Quote of John Paton taken from "John G. Paton Scottish Missionary to the New Hebrides."
"Amongst many who sought to deter me, was one dear old Christian gentleman, whose crowning argument always was, 'The Cannibals! You will be eaten by Cannibals." At last I replied, 'Mr. Dickson, you are advanced in years now, and your own prospect is soon to be laid in the grave, there to be eaten by worms; I confess to you, that if I can but live and die serving and honouring the Lord Jesus, it will make no difference to me whether I am eaten by Cannibals or by worms; and in the Great Day my resurrection body will arise as fair as yours in the likeness of our risen Redeemer."

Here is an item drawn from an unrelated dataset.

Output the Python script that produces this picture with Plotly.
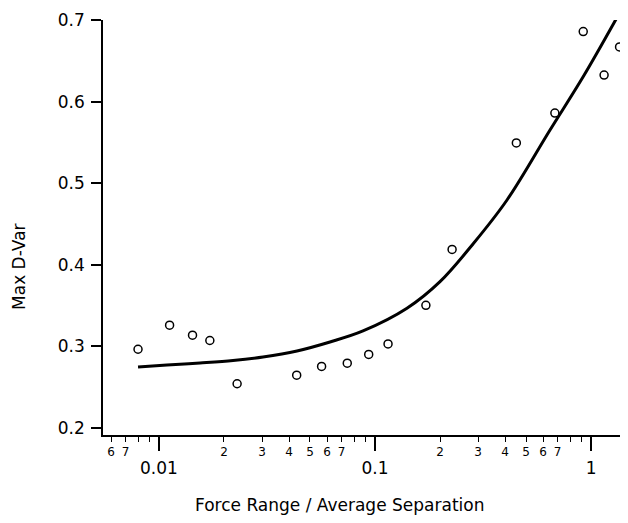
import plotly.graph_objects as go

# Measured data points (Force Range / Average Separation, Max D-Var)
point_x = [0.0080, 0.0112, 0.0143, 0.0172, 0.0230, 0.0434, 0.0566, 0.0744, 0.0935, 0.1149,
           0.172, 0.2274, 0.451, 0.680, 0.920, 1.149, 1.355]
point_y = [0.2965, 0.326, 0.3137, 0.3072, 0.2542, 0.2647, 0.2754, 0.2794, 0.2901, 0.3030,
           0.3503, 0.4188, 0.5493, 0.5860, 0.6858, 0.6325, 0.6670]

# Fitted curve
curve_x = [0.00800, 0.01089, 0.01549, 0.02202, 0.03031, 0.04354, 0.06189, 0.08799,
           0.1406, 0.1999, 0.2842, 0.4083, 0.6457, 0.9177, 1.3045]
curve_y = [0.2748, 0.2772, 0.2797, 0.2827, 0.2870, 0.2944, 0.3054, 0.3189,
           0.3467, 0.3793, 0.4255, 0.4794, 0.5652, 0.6301, 0.7009]

# Axis ticks
y_ticks = [0.2, 0.3, 0.4, 0.5, 0.6, 0.7]
y_ticklabels = ["0.2", "0.3", "0.4", "0.5", "0.6", "0.7"]
x_major = [0.01, 0.1, 1]
x_major_labels = ["0.01", "0.1", "1"]
x_minor = [0.006, 0.007, 0.008, 0.009,
           0.02, 0.03, 0.04, 0.05, 0.06, 0.07, 0.08, 0.09,
           0.2, 0.3, 0.4, 0.5, 0.6, 0.7, 0.8, 0.9]
x_minor_labels = ["6", "7", "", "",
                  "2", "3", "4", "5", "6", "7", "", "",
                  "2", "3", "4", "5", "6", "7", "", ""]

FONT = "DejaVu Sans"
x_range = [-2.259, 0.171]

fig = go.Figure()
fig.add_trace(go.Scatter(x=curve_x, y=curve_y, mode="lines",
                         line=dict(color="black", width=3, shape="spline", smoothing=1.0),
                         showlegend=False, hoverinfo="skip", cliponaxis=False))
fig.add_trace(go.Scatter(x=point_x, y=point_y, mode="markers",
                         marker=dict(symbol="circle", size=8, color="white",
                                     line=dict(color="black", width=1.5)),
                         showlegend=False, cliponaxis=False))
# invisible trace for the minor-label axis
fig.add_trace(go.Scatter(x=[x_minor[0]], y=[0.5], xaxis="x2", mode="markers",
                         marker=dict(opacity=0), showlegend=False, hoverinfo="skip"))

# page body has an 8px margin, so the figure is sized to fill the rest of the window
fig.update_layout(
    width=620, height=515,
    margin=dict(l=95, r=0, t=12, b=88, autoexpand=False),
    paper_bgcolor="white", plot_bgcolor="white",
    font=dict(family=FONT, color="black"),
    xaxis=dict(type="log", range=x_range, showgrid=False, zeroline=False, automargin=False,
               showline=True, linecolor="black", linewidth=1.5,
               ticks="outside", ticklen=14, tickwidth=1.5, tickcolor="black",
               tickmode="array", tickvals=x_major, ticktext=x_major_labels,
               tickfont=dict(size=17, family=FONT), ticklabelstandoff=3),
    xaxis2=dict(type="log", range=x_range, overlaying="x", anchor="y", side="bottom",
                showgrid=False, zeroline=False, showline=False, automargin=False,
                ticks="outside", ticklen=6, tickwidth=1.3, tickcolor="black",
                tickmode="array", tickvals=x_minor, ticktext=x_minor_labels,
                tickfont=dict(size=12, family=FONT)),
    yaxis=dict(range=[0.1914, 0.7], showgrid=False, zeroline=False, automargin=False,
               showline=True, linecolor="black", linewidth=1.5,
               ticks="outside", ticklen=10, tickwidth=1.5, tickcolor="black",
               tickmode="array", tickvals=y_ticks, ticktext=y_ticklabels,
               tickfont=dict(size=17, family=FONT), ticklabelstandoff=3),
    annotations=[
        dict(text="Force Range / Average Separation", xref="paper", yref="paper",
             x=0.4514, y=-0.1687, xanchor="center", yanchor="middle", showarrow=False,
             font=dict(size=17, family=FONT)),
        dict(text="Max D-Var", xref="paper", yref="paper", textangle=-90,
             x=-0.16, y=0.405, xanchor="center", yanchor="middle", showarrow=False,
             font=dict(size=17, family=FONT)),
    ],
)

fig.write_html("out.html")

Another Quote from Missionary Paton.
"How much my father's prayers at this time impressed me I can never explain, nor could any stranger understand. When, on his knees and all of us kneeling around him in Family Worship, he poured out his whole soul with tears for the conversion of the Heathen World to the service of Jesus, and for every personal and domestic need, we all felt as if in the presence of the living Saviour, and learned to know and love Him as our Divine Friend. As we rose from our knees, I used to look at the light on my father's face, and wish I were like him in spirit, -hoping that, in answer to his prayers, I might be privileged and prepared to carry the blessed Gospel to some portion of the Heathen World." - John Paton, Scottish Pioneer Missionary to the New Hebrides.
Quote of Robert Moffat found in "A Scottish Christian Heritage."
"Oh! Christians of England, can you as subjects of divine love, as possessing the blessed Gospel of the Son of God, and as holding his last commission from the Mount of Olives to publish it to the ends of the earth, - can you gaze on these fields of human blood, these regions of unutterable woe, without emotion? Ah! brethren, could you behold the scenes your missionaries witness, you would wake up with a power of pity which would impel you to deeds of compassion, compared with which your past exertions would appear as nothing."
- Robert Moffat, 1842, Scottish Pioneer Missionary to Africa. Father-in-law to David Livingstone.